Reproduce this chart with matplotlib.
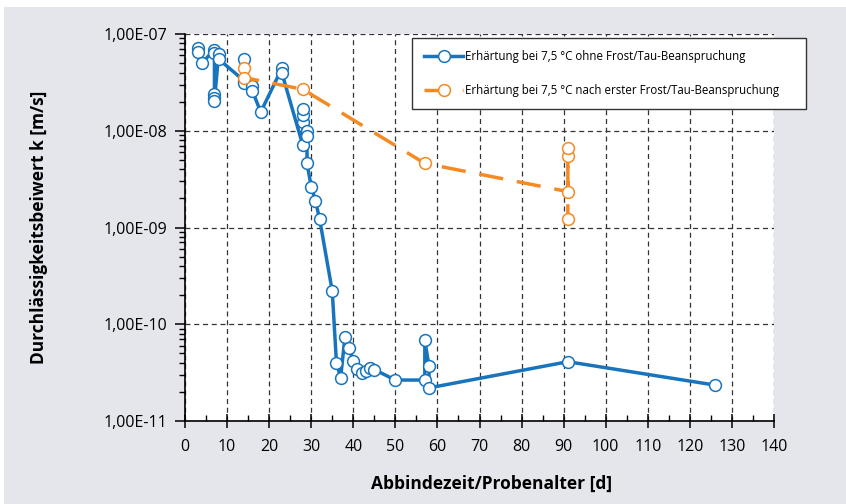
import matplotlib
matplotlib.use("Agg")
import matplotlib.pyplot as plt
from matplotlib.patches import Rectangle
from matplotlib.ticker import FixedLocator, FuncFormatter, LogLocator, NullFormatter

plt.rcParams["font.family"] = ["Open Sans", "DejaVu Sans"]

# Erhärtung bei 7,5 °C ohne Frost/Tau-Beanspruchung
blue_x = [3, 3, 4, 7, 7, 7, 7, 7, 8, 8, 14, 14, 14, 16, 16, 18, 23, 23,
          28, 28, 28, 28, 29, 29, 29, 30, 31, 32, 35, 36, 37, 38, 39, 40,
          41, 42, 43, 44, 45, 50, 57, 57, 58, 58, 91, 126]
blue_k = [7.1e-8, 6.5e-8, 5.0e-8, 6.9e-8, 6.3e-8, 2.4e-8, 2.2e-8, 2.05e-8,
          6.2e-8, 5.5e-8, 3.3e-8, 5.5e-8, 3.1e-8, 2.9e-8, 2.6e-8, 1.56e-8,
          4.4e-8, 4.0e-8, 7.1e-9, 1.24e-8, 1.45e-8, 1.67e-8, 1.0e-8, 8.8e-9,
          4.6e-9, 2.65e-9, 1.9e-9, 1.22e-9, 2.2e-10, 4.0e-11, 2.8e-11,
          7.3e-11, 5.7e-11, 4.2e-11, 3.45e-11, 3.15e-11, 3.3e-11, 3.5e-11,
          3.4e-11, 2.65e-11, 2.65e-11, 6.8e-11, 3.7e-11, 2.2e-11, 4.1e-11,
          2.35e-11]

# Erhärtung bei 7,5 °C nach erster Frost/Tau-Beanspruchung
orange_x = [14, 14, 28, 57, 91, 91, 91, 91]
orange_k = [4.4e-8, 3.55e-8, 2.68e-8, 4.6e-9, 2.35e-9, 5.5e-9, 6.7e-9, 1.22e-9]

label_blue = "Erhärtung bei 7,5 °C ohne Frost/Tau-Beanspruchung"
label_orange = "Erhärtung bei 7,5 °C nach erster Frost/Tau-Beanspruchung"
x_ticks = list(range(0, 141, 10))
y_ticks = [1e-11, 1e-10, 1e-9, 1e-8, 1e-7]

BLUE = "#1874bd"
ORANGE = "#f58a24"
W, H = 846, 504

fig = plt.figure(figsize=(W / 100, H / 100), dpi=100, facecolor="white")
fig.patches.append(Rectangle((4 / W, 0), 1, 1 - 7 / H, transform=fig.transFigure,
                             facecolor="#e5e6eb", edgecolor="none", zorder=-10))

ax = fig.add_axes([185 / W, 1 - 421 / H, (774 - 185) / W, (421 - 34) / H])
ax.set_facecolor("white")

ax.plot(blue_x, blue_k, color=BLUE, lw=2.5, marker="o", ms=8.5,
        mfc="white", mec=BLUE, mew=1.1, label=label_blue, zorder=3)
ax.plot(orange_x, orange_k, color=ORANGE, lw=2.5, marker="o", ms=8.5,
        mfc="white", mec=ORANGE, mew=1.1, dashes=(7, 4), label=label_orange, zorder=3)

ax.set_yscale("log")
ax.set_xlim(0, 140)
ax.set_ylim(1e-11, 1e-7)

ax.xaxis.set_major_locator(FixedLocator(x_ticks))
ax.xaxis.set_minor_locator(FixedLocator(list(range(5, 140, 10))))
ax.yaxis.set_major_locator(FixedLocator(y_ticks))
ax.yaxis.set_minor_locator(LogLocator(base=10, subs=range(2, 10)))
ax.yaxis.set_minor_formatter(NullFormatter())
ax.yaxis.set_major_formatter(FuncFormatter(lambda v, p: ("%.2E" % v).replace(".", ",")))

ax.grid(True, which="major", color="#333333", lw=0.9, ls=(0, (4, 3)))
ax.set_axisbelow(True)

for s in ["top", "right"]:
    ax.spines[s].set_visible(False)
for s in ["left", "bottom"]:
    ax.spines[s].set_color("black")
    ax.spines[s].set_linewidth(1.2)

ax.tick_params(axis="x", which="major", direction="inout", length=10, width=1.1,
               labelsize=11.5, pad=8)
ax.tick_params(axis="x", which="minor", direction="in", length=4, width=1)
ax.tick_params(axis="y", which="major", direction="out", length=7, width=1.1,
               labelsize=11.5, pad=6)
ax.tick_params(axis="y", which="minor", direction="out", length=4, width=1)

ax.set_xlabel("Abbindezeit/Probenalter [d]", fontsize=12.5, fontweight="bold")
ax.set_ylabel("Durchlässigkeitsbeiwert k [m/s]", fontsize=12.5, fontweight="bold")
ax.xaxis.set_label_coords(0.52, -0.138)
ax.yaxis.set_label_coords(-0.232, 0.5)

leg = ax.legend(loc="upper left", mode="expand",
                bbox_to_anchor=(412 / W, 1 - 113 / H, (806 - 412) / W, (113 - 38) / H),
                bbox_transform=fig.transFigure, fontsize=8.3, frameon=True,
                fancybox=False, framealpha=1, edgecolor="#333333",
                handlelength=3.4, handletextpad=0.15, borderpad=1.05,
                labelspacing=1.8, borderaxespad=0)
leg.get_frame().set_linewidth(1.0)

fig.savefig("out.png", dpi=100, facecolor=fig.get_facecolor())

= WHAT THE TASK ASKS =
Find the lines that include the string "matplotlib", then copy each of them.

= ANSWER FOR THIS EXERCISE =
Reproduce this chart with matplotlib.
import matplotlib
matplotlib.use("Agg")
import matplotlib.pyplot as plt
from matplotlib.patches import Rectangle
from matplotlib.ticker import FixedLocator, FuncFormatter, LogLocator, NullFormatter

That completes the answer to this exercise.